About Me

My photo
I am a mother, a teacher, and a nature lover. I grew up on a mountain we called Owls' Knob in the Ozarks of Arkansas. The first seven years of my life were spent living in a log cabin, far from a store or streetlight, without electricity or running water and after twenty years of travel, I returned to the abondoned homestead. Now I live on a hill by a small lake and work at a public garden. These are stories about nature written from a women deeply influenced by place.

Tuesday, October 26, 2010

A Trip to Jasper

I went to Jasper, the county seat, the largest town in a 60 miles radius from Owl's Knob. I drove there along highway 16, through the tiny town of Nail and Deer. As I approached the hill that descends to my destination, I came up on a car with Texas plates. Tourist come from all over to see this stretch of highway dotted with the colors of fall. A person from the Rockies would likely argue that the Ozarks are hills and not mountains at all. But I disagree; the rugged country is an ancient mountain range, that has been rounded off by about 400 million years of erosion, reducing them to hills in the eyes of some, but not mine. Along the highway leading to Jasper, the earth drops off. One can stand on the edge of the cliff and see into the valley and over the mountains beyond. This time of year the view is particularly beautiful. For me, it is a view I've seen so many times that I am blind to its beauty. I found myself riding the Texans' tail, wondering why they were inching along at 35 miles an hour. Then I glanced to my right at the view and, for a moment, I saw it with their eyes, eyes that had been staring at the vast desert for years. I relaxed, backed off, and enjoyed the ride leisurely.
The highway curves into switchbacks as it drops into the valley. With less than 500 people in it, Jasper is no metropolis.
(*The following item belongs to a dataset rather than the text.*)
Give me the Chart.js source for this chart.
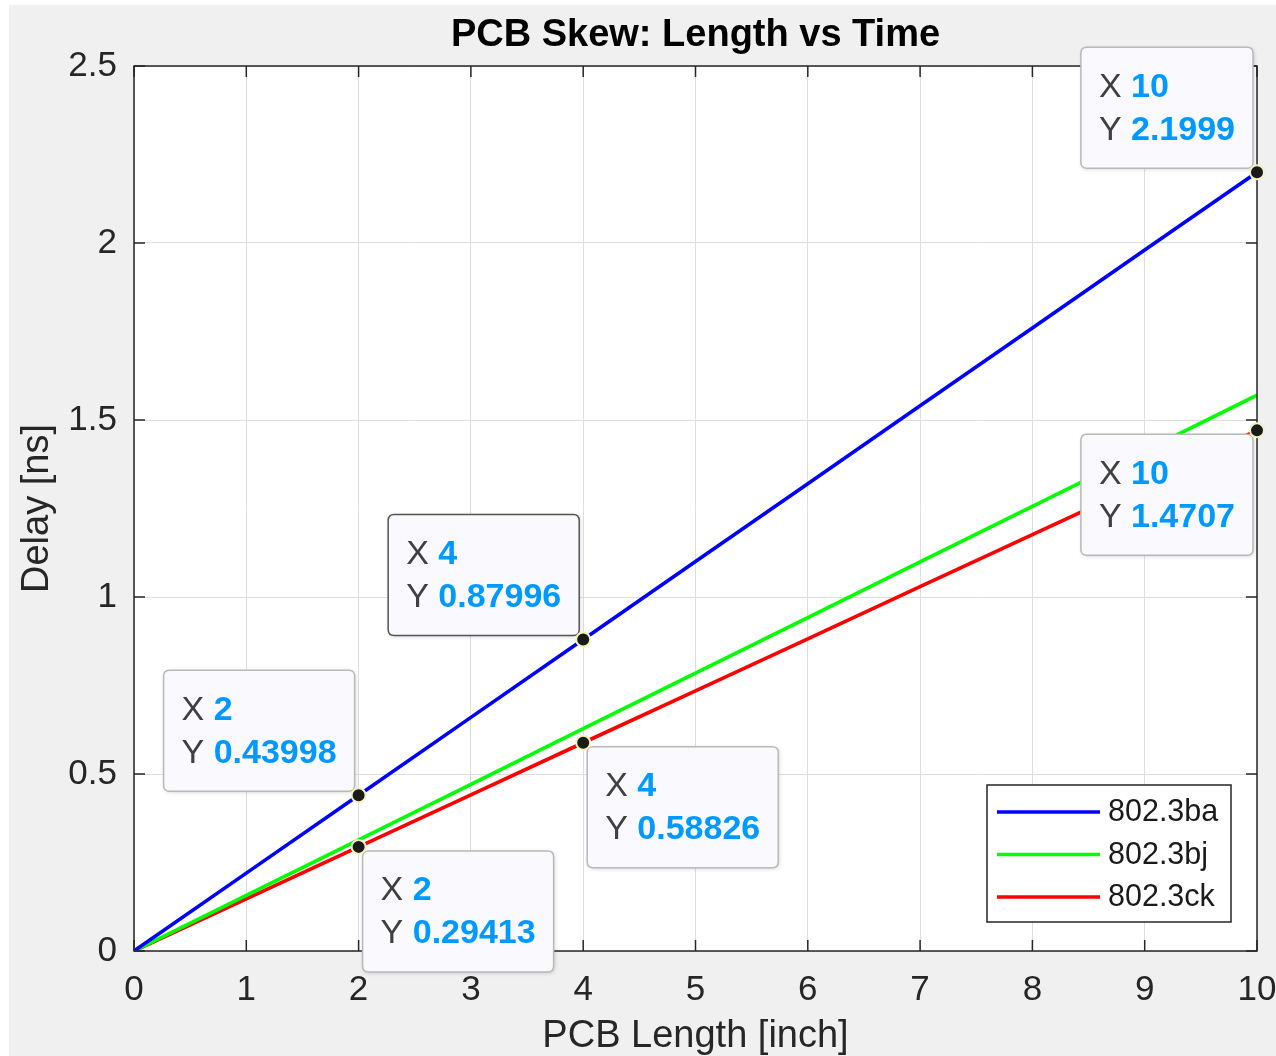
<!DOCTYPE html>
<html>
<head>
<meta charset="utf-8">
<script src="https://cdn.jsdelivr.net/npm/chart.js@4.4.1/dist/chart.umd.min.js"></script>
<style>
html,body{margin:0;padding:0;background:#fff;}
canvas{display:block;}
</style>
</head>
<body>
<canvas id="c" width="1276" height="1056"></canvas>
<script>
// ---- data ----
const xValues = [0, 1, 2, 3, 4, 5, 6, 7, 8, 9, 10];
const seriesBa = [0, 0.22, 0.43998, 0.66, 0.87996, 1.1, 1.32, 1.54, 1.76, 1.98, 2.1999];
const seriesBj = [0, 0.157, 0.314, 0.471, 0.628, 0.785, 0.942, 1.099, 1.256, 1.413, 1.57];
const seriesCk = [0, 0.147, 0.29413, 0.441, 0.58826, 0.735, 0.882, 1.029, 1.176, 1.323, 1.4707];
const seriesLabels = ['802.3ba', '802.3bj', '802.3ck'];
const seriesColors = ['#0000ff', '#00ff00', '#ff0000'];
const xTicks = [0, 1, 2, 3, 4, 5, 6, 7, 8, 9, 10];
const yTicks = [0, 0.5, 1, 1.5, 2, 2.5];
const titleText = 'PCB Skew: Length vs Time';
const xLabel = 'PCB Length [inch]';
const yLabel = 'Delay [ns]';
// datatips: series index, point index, placement
const tipSeries = [0, 0, 0, 2, 2, 2];
const tipIndex  = [10, 4, 2, 2, 4, 10];
const tipPlace  = ['nw', 'nw', 'nw', 'se', 'se', 'sw'];
const tipActive = [false, true, false, false, false, false];

const allSeries = [seriesBa, seriesBj, seriesCk];
const FONT = '"Liberation Sans", Arial, Helvetica, sans-serif';

const datasets = allSeries.map((s, i) => ({
  label: seriesLabels[i],
  data: xValues.map((x, j) => ({x: x, y: s[j]})),
  borderColor: seriesColors[i],
  backgroundColor: seriesColors[i],
  borderWidth: 3.6,
  pointRadius: 0,
  showLine: true,
  tension: 0
}));

function roundRect(ctx, x, y, w, h, r) {
  ctx.beginPath();
  ctx.moveTo(x + r, y);
  ctx.lineTo(x + w - r, y);
  ctx.quadraticCurveTo(x + w, y, x + w, y + r);
  ctx.lineTo(x + w, y + h - r);
  ctx.quadraticCurveTo(x + w, y + h, x + w - r, y + h);
  ctx.lineTo(x + r, y + h);
  ctx.quadraticCurveTo(x, y + h, x, y + h - r);
  ctx.lineTo(x, y + r);
  ctx.quadraticCurveTo(x, y, x + r, y);
  ctx.closePath();
}

const decor = {
  id: 'decor',
  beforeDraw(chart) {
    const ctx = chart.ctx, a = chart.chartArea;
    ctx.save();
    ctx.fillStyle = '#ffffff';
    ctx.fillRect(0, 0, chart.width, chart.height);
    ctx.fillStyle = '#f0f0f0';
    ctx.fillRect(9, 5, chart.width - 9, chart.height - 5);
    ctx.fillStyle = '#ffffff';
    ctx.fillRect(a.left, a.top, a.right - a.left, a.bottom - a.top);
    ctx.restore();
  },
  afterDatasetsDraw(chart) {
    const ctx = chart.ctx, a = chart.chartArea;
    const xs = chart.scales.x, ys = chart.scales.y;
    ctx.save();
    // box
    ctx.strokeStyle = '#262626';
    ctx.lineWidth = 1.5;
    ctx.strokeRect(a.left, a.top, a.right - a.left, a.bottom - a.top);
    // inward ticks
    ctx.beginPath();
    xTicks.forEach(v => {
      const px = xs.getPixelForValue(v);
      ctx.moveTo(px, a.bottom); ctx.lineTo(px, a.bottom - 11);
      ctx.moveTo(px, a.top); ctx.lineTo(px, a.top + 11);
    });
    yTicks.forEach(v => {
      const py = ys.getPixelForValue(v);
      ctx.moveTo(a.left, py); ctx.lineTo(a.left + 11, py);
      ctx.moveTo(a.right, py); ctx.lineTo(a.right - 11, py);
    });
    ctx.stroke();

    // title & axis labels
    ctx.fillStyle = '#000000';
    ctx.font = 'bold 38px ' + FONT;
    ctx.textAlign = 'center';
    ctx.textBaseline = 'middle';
    ctx.fillText(titleText, (a.left + a.right) / 2, 36);
    ctx.fillStyle = '#262626';
    ctx.font = '38px ' + FONT;
    ctx.fillText(xLabel, (a.left + a.right) / 2, 1037);
    ctx.save();
    ctx.translate(38, (a.top + a.bottom) / 2);
    ctx.rotate(-Math.PI / 2);
    ctx.fillText(yLabel, 0, 0);
    ctx.restore();

    // legend
    const lw = 244, lh = 137;
    const lx = a.right - 26 - lw, ly = a.bottom - 29 - lh;
    ctx.fillStyle = '#ffffff';
    ctx.fillRect(lx, ly, lw, lh);
    ctx.strokeStyle = '#262626';
    ctx.lineWidth = 1.5;
    ctx.strokeRect(lx, ly, lw, lh);
    ctx.font = '30.5px ' + FONT;
    ctx.textAlign = 'left';
    ctx.textBaseline = 'middle';
    seriesLabels.forEach((lab, i) => {
      const cy = ly + 27 + i * 42.5;
      ctx.strokeStyle = seriesColors[i];
      ctx.lineWidth = 3.6;
      ctx.beginPath();
      ctx.moveTo(lx + 10, cy); ctx.lineTo(lx + 113, cy);
      ctx.stroke();
      ctx.fillStyle = '#1a1a1a';
      ctx.fillText(lab, lx + 121, cy + 1);
    });

    // datatips
    const fs = 34;
    tipSeries.forEach((si, k) => {
      const idx = tipIndex[k];
      const xv = xValues[idx], yv = allSeries[si][idx];
      const px = xs.getPixelForValue(xv), py = ys.getPixelForValue(yv);
      const xs1 = String(xv), ys1 = String(yv);
      ctx.font = fs + 'px ' + FONT;
      const wX = ctx.measureText('X ').width, wY = ctx.measureText('Y ').width;
      ctx.font = 'bold ' + fs + 'px ' + FONT;
      const w1 = wX + ctx.measureText(xs1).width;
      const w2 = wY + ctx.measureText(ys1).width;
      const bw = Math.max(w1, w2) + 36, bh = 121;
      let bx, by;
      const off = 4;
      const pl = tipPlace[k];
      if (pl === 'nw') { bx = px - off - bw; by = py - off - bh; }
      else if (pl === 'se') { bx = px + off; by = py + off; }
      else if (pl === 'sw') { bx = px - off - bw; by = py + off; }
      else { bx = px + off; by = py - off - bh; }
      // shadow
      ctx.save();
      ctx.shadowColor = 'rgba(0,0,0,0.18)';
      ctx.shadowBlur = 4;
      ctx.shadowOffsetX = 1;
      ctx.shadowOffsetY = 1;
      roundRect(ctx, bx, by, bw, bh, 6);
      ctx.fillStyle = '#f9f9fe';
      ctx.fill();
      ctx.restore();
      roundRect(ctx, bx, by, bw, bh, 6);
      ctx.strokeStyle = tipActive[k] ? '#555555' : '#b9b9b9';
      ctx.lineWidth = 1.5;
      ctx.stroke();
      // text
      ctx.textAlign = 'left';
      ctx.textBaseline = 'middle';
      const tx = bx + 18;
      ctx.font = fs + 'px ' + FONT;
      ctx.fillStyle = '#404040';
      ctx.fillText('X ', tx, by + 40);
      ctx.fillText('Y ', tx, by + 83);
      ctx.font = 'bold ' + fs + 'px ' + FONT;
      ctx.fillStyle = '#0099ff';
      ctx.fillText(xs1, tx + wX, by + 40);
      ctx.fillText(ys1, tx + wY, by + 83);
      // marker
      ctx.beginPath();
      ctx.arc(px, py, 7, 0, Math.PI * 2);
      ctx.fillStyle = '#1a1a1a';
      ctx.fill();
      ctx.strokeStyle = '#f2f2c0';
      ctx.lineWidth = 2;
      ctx.stroke();
    });
    ctx.restore();
  }
};

new Chart(document.getElementById('c'), {
  type: 'scatter',
  data: { datasets: datasets },
  options: {
    responsive: false,
    animation: false,
    devicePixelRatio: 1,
    layout: { padding: { top: 66, right: 19, left: 0, bottom: 0 } },
    plugins: { legend: { display: false }, tooltip: { enabled: false }, title: { display: false } },
    scales: {
      x: {
        type: 'linear', min: 0, max: 10,
        afterFit(s) { s.height = 105; s.paddingLeft = 0; s.paddingRight = 0; },
        afterBuildTicks(s) { s.ticks = xTicks.map(v => ({value: v})); },
        grid: { color: '#dedede', lineWidth: 1, drawTicks: false },
        border: { display: false },
        ticks: { color: '#262626', font: { size: 35, family: FONT }, padding: 18, maxRotation: 0, autoSkip: false,
                 callback: v => String(v) }
      },
      y: {
        type: 'linear', min: 0, max: 2.5,
        afterFit(s) { s.width = 134; s.paddingTop = 0; s.paddingBottom = 0; },
        afterBuildTicks(s) { s.ticks = yTicks.map(v => ({value: v})); },
        grid: { color: '#dedede', lineWidth: 1, drawTicks: false },
        border: { display: false },
        ticks: { color: '#262626', font: { size: 35, family: FONT }, padding: 17, autoSkip: false,
                 callback: v => String(v) }
      }
    }
  },
  plugins: [decor]
});
</script>
</body>
</html>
There are no fast food chains, stoplights, or billboards along its dozen or so streets. I drove past the library and the market where a little old woman sells local produce and delicious jam for reasonable prices. I slowed down to admire her pumpkins.
After the market there is what looks like a yard sale, but it is a store front of sorts. The man who runs it leaves his priced items, a box of envelopes, and some pens out for people to shop and pay. The customer chooses an item and pays for it by putting money in an envelope then dropping the envelope in a slot on the locked shed nearby. Once I stopped in while the owner was pricing new merchandise. I asked him if it worked, didn't people steal? He said, no; occasionally people gave him a little less than what was on the price tag, but people wouldn't steal in public view in a town where everyone either knows who you are or that you're not from around here. Only in Jasper.
In the center of town there is an old courthouse. The highway curves sharply around one side of the square that the courthouse stands on. Along the square there is a great pizza parlor, an authentic Ozark restaurant, a lovely antique shop, a few other stores, and then you are heading out of town again. At the edge of town there is a gas station, dollar store, farm store, and Bob's--the grocery store. The highway continues onward toward Dogpatch, a hillybilly amusement park that was shut down years ago.
But I had a purpose in Jasper, I was there to vote; so I stopped along the square and went into the courthouse. The people there were as friendly as ever. I love doing my business in Jasper. In most cities the revenue office, assessors office, and health department is a nightmare of long lines and grumpy people. But in a small town these offices are empty and the people behind the desks greet you with a smile because they are glad someone came to visit them. Such pleasant experiences should not be so rare.
After voting, I drove back along the senic highway. Again I came upon a slow car. I didn't pass. I took the chance to enjoy the veiw. Yet, I did not stop. I did not take a picture. So often we hurry about our lives, wherever they take place, and don't notice such beauty. We need to adopt the eyes of a tourist or a child more often.